Estante

Do Golpe ao Planalto A vida de repórter tem algo de nômade. Não só pelas tarefas empreitadas, que o levam para vários espaços, em tempos diferentes, gerando um rosário de contas esparsas e potencialmente fragmentárias. Nisso também vai a natureza mesma do material com que o repórter lida, em cada reportagem.

A origem da palavra remonta ao verbo francês reporter, narrar, contar. Portanto, o repórter é, antes de mais nada, um narrador. Num ensaio clássico (“O narrador”), Walter Benjamin diz que há dois tipos básicos de narrador: o camponês, que fica na sua comunidade e conta suas histórias no ritmo do trabalho feito e da permanência, e o viajante, que devassa os espaços e narra sobre o alhures, os “outros lugares”, as “outras passagens”. O repórter moderno, nascido com o jornalismo que se desenvolveu a partir do século 18, pertence mais ao segundo tipo de narrador, mesmo que trabalhe sempre numa mesma cidade: a cidade contemporânea é o reino por excelência da fragmentação.

Ao contrário de “repórter”, a palavra “reportagem” é de origem recente: no português veio também do francês, e nasceu no século 19. Segundo o Houaiss, o primeiro registro escrito data de 1865, no francês reportage: a reportagem é um gênero do jornalismo moderno.

Kotscho narra sua vida de jornalista como uma grande reportagem: é o repórter de si mesmo.
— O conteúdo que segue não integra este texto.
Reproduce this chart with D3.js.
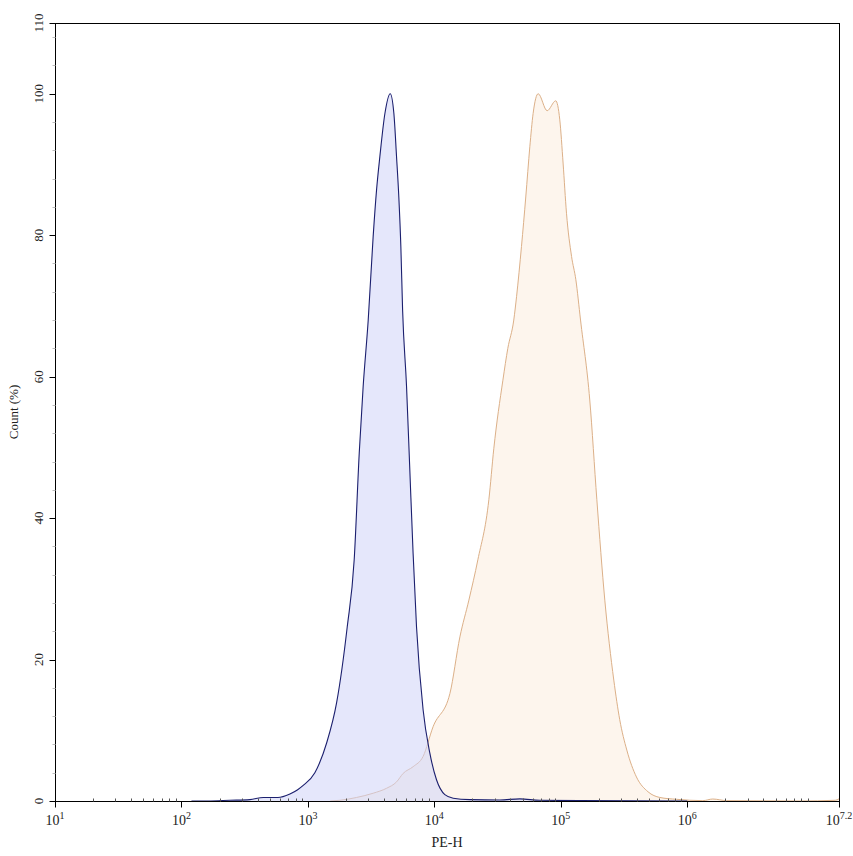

Conta como, pulando de redação em redação, desde os idos da ditadura militar, passando pela Folha de S.Paulo, Estadão, Jornal do Brasil, virando correspondente na Europa, terminou, paradoxalmente, encontrando um destino. Esse ponto de chegada, que foi novo ponto de partida, deu-se no encontro com Luiz Inácio Lula da Silva nas greves do ABC ao final da década de 70 e começo da de 80.

A partir daí Kotscho se tornou uma espécie de repórter confidente de Luiz Inácio, acompanhando-o na fundação do PT, nas principais campanhas e lutas, até as das eleições presidenciais e a vitória de 2002. O livro deveria terminar com o afastamento de Ricardo Kotscho do governo, em 2004, por razões de natureza pessoal, segundo conta. Entretanto, as vicissitudes históricas da crise do governo Lula e do partido em 2005, a partir das denúncias sobre o caso Waldomiro Diniz e do então deputado Roberto Jefferson, levaram o autor a redigir um posfácio, no qual aborda os primeiros desdobramentos do terremoto que abalou o Planalto e o PT.

A narração é fascinante, tendo (a meu ver) os pontos mais altos nas histórias da origem da família Kotscho e nas histórias das caravanas da cidadania e nas grandes campanhas presidenciais, a partir de 1989. Há um relato extraordinário, que é o do reencontro entre o pai de Kotscho e sua mãe (a avó do repórter), por acaso, nas ruas de uma cidade européia devastada pela guerra.

Ele lá fora procurar parentes que tivessem sobrevivido, e ela vagava pelas ruas como mendiga, quando se cruzaram e, depois de passar por ela, o pai do futuro repórter se convenceu de que aquela passante era quem de fato era.

Nas caravanas e nas campanhas ressalta-se a verdadeira epopéia que foi a travessia de Lula por este país, desde sua terra natal, embora o repórter a acompanhe a partir de São Bernardo, até o Palácio do Planalto. A trajetória evoca algo do porte da Coluna Prestes, que, partindo do Rio Grande do Sul na década de 20, refundou a consciência do país. E Ricardo narra tudo com grande vivacidade, como o excelente repórter que sempre foi, é e será.

Paira em tudo, neste livro indispensável, um tom de ingenuidade quanto à análise de certas circunstâncias políticas. Vou dar dois exemplos, os que penso mais importantes: a visão do complicado relacionamento da grande imprensa com o governo Lula e a visão das contradições da política econômica e decisões conexas por parte do governo. No primeiro caso, Kotscho insiste na visão de uma série de mal-entendidos como base do mau relacionamento, escapando-lhe uma visão mais aprofundada da enorme incompatibilidade entre empresas jornalísticas dominadas por e a cavaleiro de uma ideologia neoliberal e a aceitação de uma trajetória como a de Lula e do PT.

E, na outra, falta-lhe pesar a profunda decepção provocada pelas opções conservadoras do governo em largos setores da sociedade e em companheiros das primeiras horas.

Mas essas são as opções do repórter, que informam seus pontos de vista numa narração brilhante. O livro se interrompe no momento em que Kotscho deixa o lugar seguro no Planalto e, ao que parece, prepara-se para novas trajetórias. Pergunta- se, pois: ...e depois? É a mesma pergunta que paira agora sobre o objeto e sujeito de sua narração, o presidente e seu governo: e depois? Ou melhor, e agora?